RECORDED DATA:
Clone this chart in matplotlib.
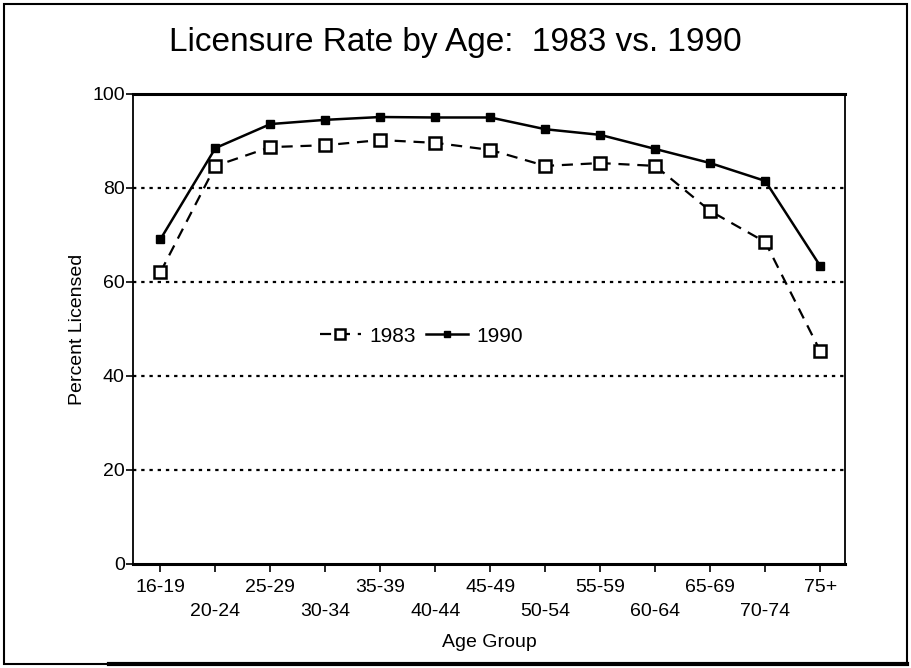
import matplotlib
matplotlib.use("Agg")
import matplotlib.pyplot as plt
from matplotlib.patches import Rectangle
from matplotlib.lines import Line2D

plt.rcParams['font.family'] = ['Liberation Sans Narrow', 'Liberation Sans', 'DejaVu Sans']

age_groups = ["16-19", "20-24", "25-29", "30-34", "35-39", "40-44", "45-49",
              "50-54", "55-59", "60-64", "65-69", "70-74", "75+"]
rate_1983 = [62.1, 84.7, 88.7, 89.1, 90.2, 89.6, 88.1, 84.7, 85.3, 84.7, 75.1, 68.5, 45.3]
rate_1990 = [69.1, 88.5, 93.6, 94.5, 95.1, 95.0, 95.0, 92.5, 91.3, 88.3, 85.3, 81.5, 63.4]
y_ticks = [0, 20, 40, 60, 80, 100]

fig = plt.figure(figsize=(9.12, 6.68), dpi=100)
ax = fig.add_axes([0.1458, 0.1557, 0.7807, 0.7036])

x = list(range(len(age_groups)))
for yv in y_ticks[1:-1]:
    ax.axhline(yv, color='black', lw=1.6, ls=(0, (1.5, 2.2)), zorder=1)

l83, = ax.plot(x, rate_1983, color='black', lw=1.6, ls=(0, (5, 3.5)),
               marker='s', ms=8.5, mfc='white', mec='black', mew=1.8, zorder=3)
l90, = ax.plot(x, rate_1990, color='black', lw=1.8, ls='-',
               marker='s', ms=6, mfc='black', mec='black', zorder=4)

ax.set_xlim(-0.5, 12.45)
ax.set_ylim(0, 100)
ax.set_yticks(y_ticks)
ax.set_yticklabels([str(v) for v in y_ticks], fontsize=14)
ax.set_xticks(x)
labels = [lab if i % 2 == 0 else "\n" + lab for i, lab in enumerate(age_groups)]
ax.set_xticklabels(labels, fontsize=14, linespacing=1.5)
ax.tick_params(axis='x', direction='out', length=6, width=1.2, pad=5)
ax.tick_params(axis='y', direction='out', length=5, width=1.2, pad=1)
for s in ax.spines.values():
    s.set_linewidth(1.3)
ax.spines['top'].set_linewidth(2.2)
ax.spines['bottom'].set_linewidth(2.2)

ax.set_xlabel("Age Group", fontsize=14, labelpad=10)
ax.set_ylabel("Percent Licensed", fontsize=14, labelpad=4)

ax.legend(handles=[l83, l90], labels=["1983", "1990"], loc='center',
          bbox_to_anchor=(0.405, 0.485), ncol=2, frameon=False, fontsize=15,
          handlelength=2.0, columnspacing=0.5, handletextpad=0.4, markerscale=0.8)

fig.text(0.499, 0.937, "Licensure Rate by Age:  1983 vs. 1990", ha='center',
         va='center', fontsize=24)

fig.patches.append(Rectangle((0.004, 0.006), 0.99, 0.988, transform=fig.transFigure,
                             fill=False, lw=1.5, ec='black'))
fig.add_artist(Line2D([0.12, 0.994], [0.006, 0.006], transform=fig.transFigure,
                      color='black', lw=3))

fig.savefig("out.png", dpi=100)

THE EXERCISE: Retype the listing exactly. Pictures do not belong in the copy.

EXERCISE ANSWER:
Clone this chart in matplotlib.
import matplotlib
matplotlib.use("Agg")
import matplotlib.pyplot as plt
from matplotlib.patches import Rectangle
from matplotlib.lines import Line2D

plt.rcParams['font.family'] = ['Liberation Sans Narrow', 'Liberation Sans', 'DejaVu Sans']

age_groups = ["16-19", "20-24", "25-29", "30-34", "35-39", "40-44", "45-49",
              "50-54", "55-59", "60-64", "65-69", "70-74", "75+"]
rate_1983 = [62.1, 84.7, 88.7, 89.1, 90.2, 89.6, 88.1, 84.7, 85.3, 84.7, 75.1, 68.5, 45.3]
rate_1990 = [69.1, 88.5, 93.6, 94.5, 95.1, 95.0, 95.0, 92.5, 91.3, 88.3, 85.3, 81.5, 63.4]
y_ticks = [0, 20, 40, 60, 80, 100]

fig = plt.figure(figsize=(9.12, 6.68), dpi=100)
ax = fig.add_axes([0.1458, 0.1557, 0.7807, 0.7036])

x = list(range(len(age_groups)))
for yv in y_ticks[1:-1]:
    ax.axhline(yv, color='black', lw=1.6, ls=(0, (1.5, 2.2)), zorder=1)

l83, = ax.plot(x, rate_1983, color='black', lw=1.6, ls=(0, (5, 3.5)),
               marker='s', ms=8.5, mfc='white', mec='black', mew=1.8, zorder=3)
l90, = ax.plot(x, rate_1990, color='black', lw=1.8, ls='-',
               marker='s', ms=6, mfc='black', mec='black', zorder=4)

ax.set_xlim(-0.5, 12.45)
ax.set_ylim(0, 100)
ax.set_yticks(y_ticks)
ax.set_yticklabels([str(v) for v in y_ticks], fontsize=14)
ax.set_xticks(x)
labels = [lab if i % 2 == 0 else "\n" + lab for i, lab in enumerate(age_groups)]
ax.set_xticklabels(labels, fontsize=14, linespacing=1.5)
ax.tick_params(axis='x', direction='out', length=6, width=1.2, pad=5)
ax.tick_params(axis='y', direction='out', length=5, width=1.2, pad=1)
for s in ax.spines.values():
    s.set_linewidth(1.3)
ax.spines['top'].set_linewidth(2.2)
ax.spines['bottom'].set_linewidth(2.2)

ax.set_xlabel("Age Group", fontsize=14, labelpad=10)
ax.set_ylabel("Percent Licensed", fontsize=14, labelpad=4)

ax.legend(handles=[l83, l90], labels=["1983", "1990"], loc='center',
          bbox_to_anchor=(0.405, 0.485), ncol=2, frameon=False, fontsize=15,
          handlelength=2.0, columnspacing=0.5, handletextpad=0.4, markerscale=0.8)

fig.text(0.499, 0.937, "Licensure Rate by Age:  1983 vs. 1990", ha='center',
         va='center', fontsize=24)

fig.patches.append(Rectangle((0.004, 0.006), 0.99, 0.988, transform=fig.transFigure,
                             fill=False, lw=1.5, ec='black'))
fig.add_artist(Line2D([0.12, 0.994], [0.006, 0.006], transform=fig.transFigure,
                      color='black', lw=3))

fig.savefig("out.png", dpi=100)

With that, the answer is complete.